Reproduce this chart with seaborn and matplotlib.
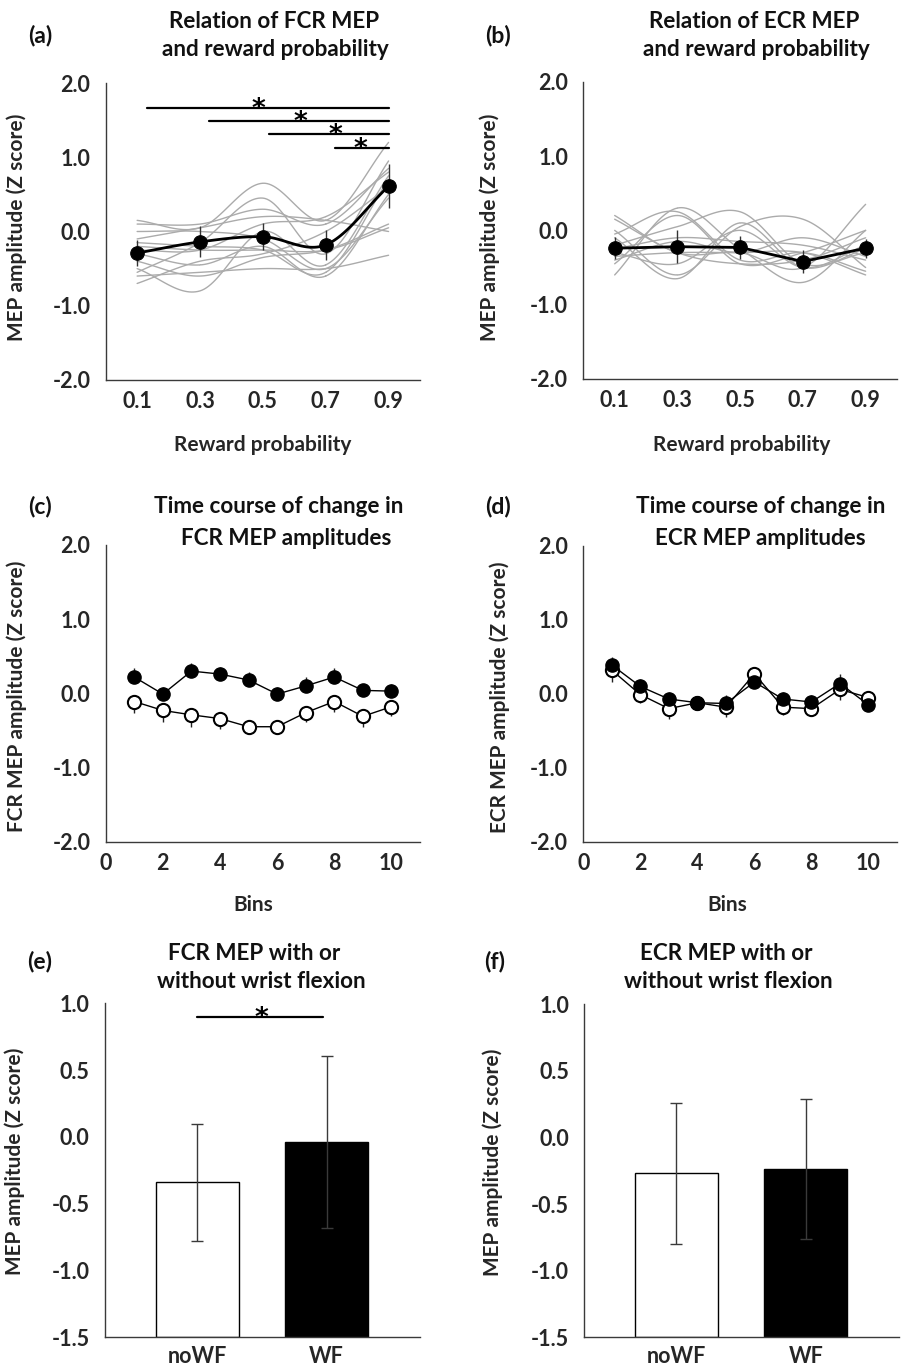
import numpy as np
import pandas as pd
import matplotlib
matplotlib.use("Agg")
import matplotlib.pyplot as plt
import seaborn as sns

# reward probability panels (a, b)
prob = [0.1, 0.3, 0.5, 0.7, 0.9]
fcr_mean = [-0.29, -0.14, -0.07, -0.18, 0.61]
fcr_err = [0.18, 0.21, 0.18, 0.20, 0.30]
fcr_subj = [
    [0.15, 0.05, 0.65, 0.15, 1.20],
    [-0.55, -0.15, 0.45, -0.30, 0.95],
    [0.10, 0.10, 0.30, 0.10, 0.85],
    [-0.25, -0.25, 0.10, 0.20, 0.80],
    [-0.50, -0.80, 0.00, -0.45, 0.75],
    [-0.15, -0.20, -0.25, -0.55, 0.70],
    [-0.70, -0.40, -0.30, 0.00, 0.60],
    [0.00, 0.00, -0.10, -0.50, 0.45],
    [-0.30, -0.45, -0.20, -0.60, 0.50],
    [-0.40, -0.60, -0.35, -0.25, 0.10],
    [-0.20, -0.25, -0.25, -0.25, 0.05],
    [-0.60, -0.55, -0.50, -0.50, -0.32],
    [-0.10, 0.05, 0.20, 0.15, 0.00],
]
ecr_mean = [-0.24, -0.22, -0.23, -0.42, -0.24]
ecr_err = [0.15, 0.22, 0.16, 0.15, 0.13]
ecr_subj = [
    [0.20, -0.30, -0.30, -0.50, 0.35],
    [-0.60, 0.30, -0.25, -0.70, 0.00],
    [-0.05, 0.25, -0.40, -0.30, -0.55],
    [-0.20, 0.05, 0.25, -0.45, -0.30],
    [0.00, -0.60, 0.05, 0.15, -0.50],
    [-0.40, -0.15, -0.30, -0.10, -0.35],
    [-0.30, -0.45, 0.00, -0.50, -0.20],
    [-0.25, -0.10, -0.15, -0.20, -0.40],
    [0.15, -0.30, -0.45, -0.40, -0.10],
    [-0.35, -0.30, -0.30, -0.30, -0.60],
    [-0.10, -0.65, 0.10, -0.50, -0.25],
    [-0.45, 0.20, -0.45, -0.30, 0.00],
]
# significance bars in (a): start, end, height, star x
sig_start = [0.13, 0.33, 0.52, 0.73]
sig_end = [0.90, 0.90, 0.90, 0.90]
sig_y = [1.66, 1.49, 1.31, 1.12]
sig_star = [0.485, 0.62, 0.73, 0.81]

# time course panels (c, d)
bins = [1, 2, 3, 4, 5, 6, 7, 8, 9, 10]
fcr_wf = [0.22, -0.01, 0.30, 0.26, 0.18, -0.01, 0.10, 0.22, 0.04, 0.03]
fcr_nowf = [-0.11, -0.23, -0.29, -0.34, -0.45, -0.45, -0.26, -0.11, -0.31, -0.18]
fcr_wf_err = [0.12, 0.10, 0.11, 0.10, 0.11, 0.10, 0.12, 0.12, 0.09, 0.10]
fcr_nowf_err = [0.16, 0.15, 0.17, 0.14, 0.10, 0.10, 0.12, 0.14, 0.15, 0.13]
ecr_wf = [0.39, 0.10, -0.07, -0.12, -0.13, 0.16, -0.07, -0.11, 0.14, -0.15]
ecr_nowf = [0.32, -0.01, -0.20, -0.12, -0.18, 0.27, -0.18, -0.20, 0.06, -0.05]
ecr_wf_err = [0.11, 0.10, 0.09, 0.08, 0.12, 0.08, 0.10, 0.09, 0.13, 0.06]
ecr_nowf_err = [0.16, 0.12, 0.14, 0.10, 0.13, 0.08, 0.10, 0.10, 0.14, 0.07]

# bar panels (e, f)
conds = ["noWF", "WF"]
fcr_bar = [-0.34, -0.036]
fcr_bar_sd = [0.44, 0.645]
ecr_bar = [-0.27, -0.234]
ecr_bar_sd = [0.53, 0.525]

TICK = 15.5
LAB = 15
TITLE = 16.2
PANEL = 16.5


def smooth(xs, ys, n=30):
    # Catmull-Rom curve through the points, like Excel's smoothed line
    x = np.asarray(xs, float)
    y = np.asarray(ys, float)
    px = np.concatenate([[2 * x[0] - x[1]], x, [2 * x[-1] - x[-2]]])
    py = np.concatenate([[2 * y[0] - y[1]], y, [2 * y[-1] - y[-2]]])
    t = np.linspace(0, 1, n)
    ox, oy = [], []
    for i in range(1, len(px) - 2):
        for arr, out in ((px, ox), (py, oy)):
            p0, p1, p2, p3 = arr[i - 1:i + 3]
            out.extend(0.5 * (2 * p1 + (p2 - p0) * t
                              + (2 * p0 - 5 * p1 + 4 * p2 - p3) * t ** 2
                              + (3 * p1 - p0 - 3 * p2 + p3) * t ** 3))
    return ox, oy


sns.set_theme(style="white")
plt.rcParams["font.family"] = ["Lato", "DejaVu Sans"]
plt.rcParams["font.weight"] = "bold"
plt.rcParams["axes.labelweight"] = "bold"
plt.rcParams["axes.unicode_minus"] = False

W, H = 903, 1370
fig = plt.figure(figsize=(W / 100, H / 100), dpi=100)


def add_ax(left, right, top, bottom):
    return fig.add_axes([left / W, 1 - bottom / H, (right - left) / W, (bottom - top) / H])


def style(ax, ylim, yticks, ypad=11, xpad=8):
    ax.set_ylim(*ylim)
    ax.set_yticks(yticks)
    ax.set_yticklabels(["%.1f" % v for v in yticks])
    for s in ["top", "right"]:
        ax.spines[s].set_visible(False)
    for s in ["left", "bottom"]:
        ax.spines[s].set_color("#3a3a3a")
        ax.spines[s].set_linewidth(1.0)
    ax.tick_params(axis="y", length=0, pad=ypad, labelsize=TICK)
    ax.tick_params(axis="x", length=0, pad=xpad, labelsize=TICK)
    ax.set_facecolor("white")


def ftext(x, y, s, size=TITLE, ha="center"):
    fig.text(x / W, 1 - y / H, s, ha=ha, va="center", fontsize=size, fontweight="bold", color="#111111")


def star(ax, x, y, px_per_unit):
    # asterisk sitting on top of a significance line
    ax.text(x, y - 9.0 / px_per_unit, "*", ha="center", va="baseline", fontsize=19,
            family="DejaVu Sans", fontweight="bold", color="black")


def prob_panel(ax, subj, mean, err, smooth_mean):
    rows = []
    for k, vals in enumerate(subj):
        sx, sy = smooth(prob, vals)
        rows.append(pd.DataFrame({"x": sx, "y": sy, "subject": k}))
    df = pd.concat(rows)
    sns.lineplot(data=df, x="x", y="y", units="subject", estimator=None, color="#ababab",
                 linewidth=1.0, sort=False, ax=ax, legend=False)
    if smooth_mean:
        mx, my = smooth(prob, mean)
    else:
        mx, my = prob, mean
    sns.lineplot(x=mx, y=my, color="black", linewidth=2.0, sort=False, ax=ax, zorder=4)
    ax.errorbar(prob, mean, yerr=err, fmt="none", ecolor="#333333", elinewidth=1.0, capsize=0, zorder=3)
    sns.scatterplot(x=prob, y=mean, color="black", s=95, edgecolor="black", ax=ax, zorder=5)
    ax.set_xlim(0, 1.0)
    ax.set_xticks(prob)
    ax.set_xticklabels(["%.1f" % p for p in prob])
    style(ax, (-2, 2), [2.0, 1.0, 0.0, -1.0, -2.0])
    ax.set_xlabel("")
    ax.set_ylabel("")


# (a)
ax_a = add_ax(105.7, 420, 83, 380)
prob_panel(ax_a, fcr_subj, fcr_mean, fcr_err, True)
for x0, x1, yv, xs in zip(sig_start, sig_end, sig_y, sig_star):
    ax_a.plot([x0, x1], [yv, yv], color="black", linewidth=1.6)
    star(ax_a, xs, yv, 74.3)
ax_a.set_ylabel("MEP amplitude (Z score)", fontsize=LAB)
ax_a.yaxis.set_label_coords(-0.25, 0.515)
ax_a.set_xlabel("Reward probability", fontsize=LAB)
ax_a.xaxis.set_label_coords(0.5, -0.219)
ax_a.xaxis.label.set_va("center")
ftext(40, 35, "(a)", PANEL)
ftext(274, 21.7, "Relation of FCR MEP")
ftext(275.5, 50, "and reward probability")

# (b)
ax_b = add_ax(583.3, 897, 81.7, 379)
prob_panel(ax_b, ecr_subj, ecr_mean, ecr_err, False)
ax_b.set_ylabel("MEP amplitude (Z score)", fontsize=LAB)
ax_b.yaxis.set_label_coords(-0.266, 0.51)
ax_b.set_xlabel("Reward probability", fontsize=LAB)
ax_b.xaxis.set_label_coords(0.505, -0.222)
ax_b.xaxis.label.set_va("center")
ftext(498, 35, "(b)", PANEL)
ftext(754, 21.7, "Relation of ECR MEP")
ftext(756, 50, "and reward probability")


def time_panel(ax, wf, wf_err, nowf, nowf_err):
    n = len(bins)
    ax.errorbar(bins, wf, yerr=[[0] * n, wf_err], fmt="none", ecolor="#222222", elinewidth=1.0, zorder=2)
    ax.errorbar(bins, nowf, yerr=[nowf_err, [0] * n], fmt="none", ecolor="#222222", elinewidth=1.0, zorder=2)
    sns.lineplot(x=bins, y=nowf, color="black", linewidth=1.0, marker="o", markersize=9.5,
                 markerfacecolor="white", markeredgecolor="black", markeredgewidth=1.5, ax=ax, zorder=4)
    sns.lineplot(x=bins, y=wf, color="black", linewidth=1.0, marker="o", markersize=9.5,
                 markerfacecolor="black", markeredgecolor="black", markeredgewidth=1.0, ax=ax, zorder=5)
    ax.set_xlim(0, 11)
    ax.set_xticks([0, 2, 4, 6, 8, 10])
    ax.set_xticklabels(["0", "2", "4", "6", "8", "10"])
    style(ax, (-2, 2), [2.0, 1.0, 0.0, -1.0, -2.0])


# (c)
ax_c = add_ax(105.7, 420, 545, 841.7)
time_panel(ax_c, fcr_wf, fcr_wf_err, fcr_nowf, fcr_nowf_err)
ax_c.set_ylabel("FCR MEP amplitude (Z score)", fontsize=LAB)
ax_c.yaxis.set_label_coords(-0.25, 0.49)
ax_c.set_xlabel("Bins", fontsize=LAB)
ax_c.xaxis.set_label_coords(0.468, -0.213)
ax_c.xaxis.label.set_va("center")
ftext(40, 506.7, "(c)", PANEL)
ftext(279, 506.7, "Time course of change in")
ftext(286, 538.3, "FCR MEP amplitudes")

# (d)
ax_d = add_ax(583.3, 897, 546, 841.7)
time_panel(ax_d, ecr_wf, ecr_wf_err, ecr_nowf, ecr_nowf_err)
ax_d.set_ylabel("ECR MEP amplitude (Z score)", fontsize=LAB)
ax_d.yaxis.set_label_coords(-0.234, 0.49)
ax_d.set_xlabel("Bins", fontsize=LAB)
ax_d.xaxis.set_label_coords(0.46, -0.213)
ax_d.xaxis.label.set_va("center")
ftext(498, 506.7, "(d)", PANEL)
ftext(760.5, 506.7, "Time course of change in")
ftext(760, 538.3, "ECR MEP amplitudes")


def bar_panel(ax, vals, sds):
    df = pd.DataFrame({"cond": conds, "val": vals})
    sns.barplot(data=df, x="cond", y="val", hue="cond", palette=["white", "black"], width=0.64,
                edgecolor="black", linewidth=1.0, legend=False, ax=ax)
    for p in ax.patches:
        h = p.get_height()
        p.set_y(-1.5)
        p.set_height(h + 1.5)
    ax.errorbar([0, 1], vals, yerr=sds, fmt="none", ecolor="#3a3a3a", elinewidth=1.0,
                capsize=4.5, capthick=1.0, zorder=5)
    ax.set_xlim(-0.71, 1.72)
    style(ax, (-1.5, 1.0), [1.0, 0.5, 0.0, -0.5, -1.0, -1.5], xpad=6)
    ax.set_xlabel("")
    ax.set_ylabel("MEP amplitude (Z score)", fontsize=LAB)


# (e)
ax_e = add_ax(105, 420, 1003.3, 1337.3)
bar_panel(ax_e, fcr_bar, fcr_bar_sd)
ax_e.plot([0, 0.97], [0.90, 0.90], color="black", linewidth=1.6)
star(ax_e, 0.5, 0.90, 133.6)
ax_e.yaxis.set_label_coords(-0.254, 0.526)
ftext(40, 961.7, "(e)", PANEL)
ftext(254.5, 953.3, "FCR MEP with or")
ftext(261.5, 981.7, "without wrist flexion")

# (f)
ax_f = add_ax(584.3, 899, 1004.3, 1337.3)
bar_panel(ax_f, ecr_bar, ecr_bar_sd)
ax_f.yaxis.set_label_coords(-0.258, 0.526)
ftext(495, 961.7, "(f)", PANEL)
ftext(726, 953.3, "ECR MEP with or")
ftext(728.4, 981.7, "without wrist flexion")

fig.savefig("out.png", dpi=100, facecolor="white")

* [Short problem]
Only the lines from the top of the data through the line with "sig_star = [0.485, 0.62, 0.73, 0.81]" should be quoted, exactly and with both ends kept; skip the pictures.

* [Response to this exercise]
Reproduce this chart with seaborn and matplotlib.
import numpy as np
import pandas as pd
import matplotlib
matplotlib.use("Agg")
import matplotlib.pyplot as plt
import seaborn as sns

# reward probability panels (a, b)
prob = [0.1, 0.3, 0.5, 0.7, 0.9]
fcr_mean = [-0.29, -0.14, -0.07, -0.18, 0.61]
fcr_err = [0.18, 0.21, 0.18, 0.20, 0.30]
fcr_subj = [
    [0.15, 0.05, 0.65, 0.15, 1.20],
    [-0.55, -0.15, 0.45, -0.30, 0.95],
    [0.10, 0.10, 0.30, 0.10, 0.85],
    [-0.25, -0.25, 0.10, 0.20, 0.80],
    [-0.50, -0.80, 0.00, -0.45, 0.75],
    [-0.15, -0.20, -0.25, -0.55, 0.70],
    [-0.70, -0.40, -0.30, 0.00, 0.60],
    [0.00, 0.00, -0.10, -0.50, 0.45],
    [-0.30, -0.45, -0.20, -0.60, 0.50],
    [-0.40, -0.60, -0.35, -0.25, 0.10],
    [-0.20, -0.25, -0.25, -0.25, 0.05],
    [-0.60, -0.55, -0.50, -0.50, -0.32],
    [-0.10, 0.05, 0.20, 0.15, 0.00],
]
ecr_mean = [-0.24, -0.22, -0.23, -0.42, -0.24]
ecr_err = [0.15, 0.22, 0.16, 0.15, 0.13]
ecr_subj = [
    [0.20, -0.30, -0.30, -0.50, 0.35],
    [-0.60, 0.30, -0.25, -0.70, 0.00],
    [-0.05, 0.25, -0.40, -0.30, -0.55],
    [-0.20, 0.05, 0.25, -0.45, -0.30],
    [0.00, -0.60, 0.05, 0.15, -0.50],
    [-0.40, -0.15, -0.30, -0.10, -0.35],
    [-0.30, -0.45, 0.00, -0.50, -0.20],
    [-0.25, -0.10, -0.15, -0.20, -0.40],
    [0.15, -0.30, -0.45, -0.40, -0.10],
    [-0.35, -0.30, -0.30, -0.30, -0.60],
    [-0.10, -0.65, 0.10, -0.50, -0.25],
    [-0.45, 0.20, -0.45, -0.30, 0.00],
]
# significance bars in (a): start, end, height, star x
sig_start = [0.13, 0.33, 0.52, 0.73]
sig_end = [0.90, 0.90, 0.90, 0.90]
sig_y = [1.66, 1.49, 1.31, 1.12]
sig_star = [0.485, 0.62, 0.73, 0.81]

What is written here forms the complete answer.